In 1915, Ford famously offered jobs to ex-convicts, publicly guaranteeing to “take any convict from Sing Sing and make a man of him” through honest work. Culhane seems to have heard of this, addressing Ford in a note engraved on the glass case protecting the diorama:
Presented to Mr. Henry Ford/As a token of appreciation and esteem for his many benevolent and magnanimous acts toward, and keen interest in, prisoners/By a Prisoner.
The “Monkey Bar” is a crowded room, full of simians in various states of dissipation. Monkeys play roulette, pool, poker, and the piano. The bar is fully furnished with animal-skin rugs, inlaid tables, and even a ticker-tape machine. In an amazing detail, two monkeys hunker behind the piano, smoking opium.
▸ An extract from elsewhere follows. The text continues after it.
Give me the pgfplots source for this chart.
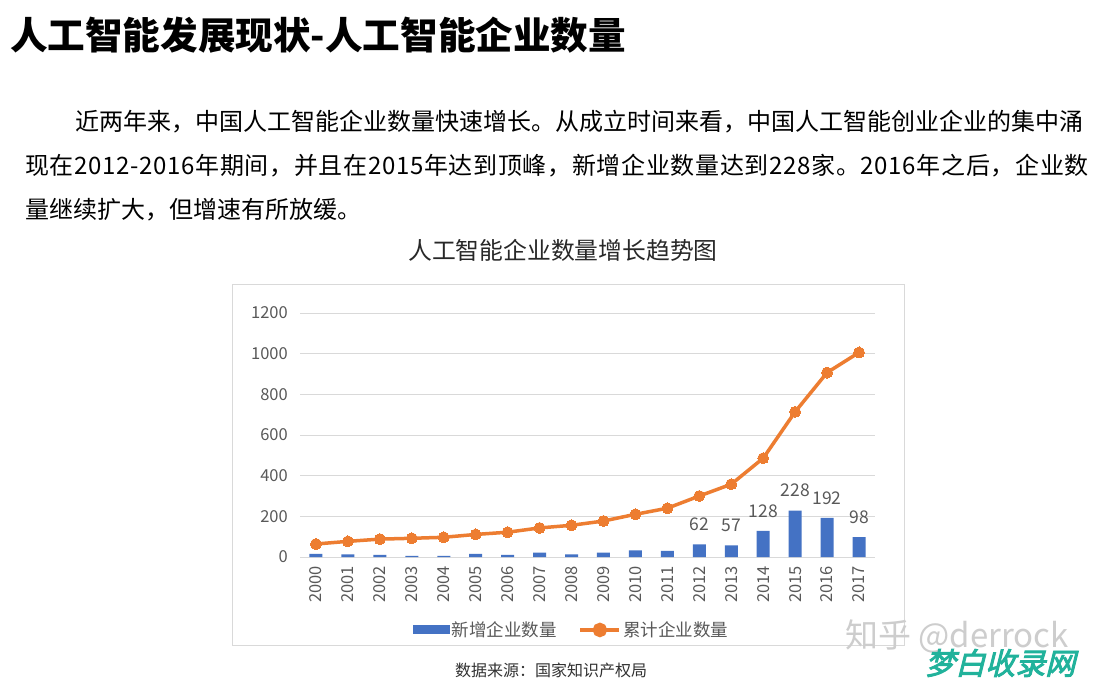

Engdahl writes that Culhane intended the display as a commentary on the ways that vice had led him and his fellow prisoners to commit crimes. Ford advocated for Prohibition, and it’s probable that Culhane was appealing to Ford’s sense of moral outrage by taking this approach.
By using monkeys as stand-ins for the convicts, Culhane tapped into a cultural fascination with the idea of evolution. In visual imagery of the time, monkeys often signified man’s dark side, embodying our tendencies toward violence, weakness, and vice.
According to Engdahl, Culhane’s bid for Ford’s attention worked: He got a job at the Cambridge, Mass., Ford Motor Company plant. Continuing correspondence with Ford’s secretary shows that Culhane married, had a family, and stayed out of jail.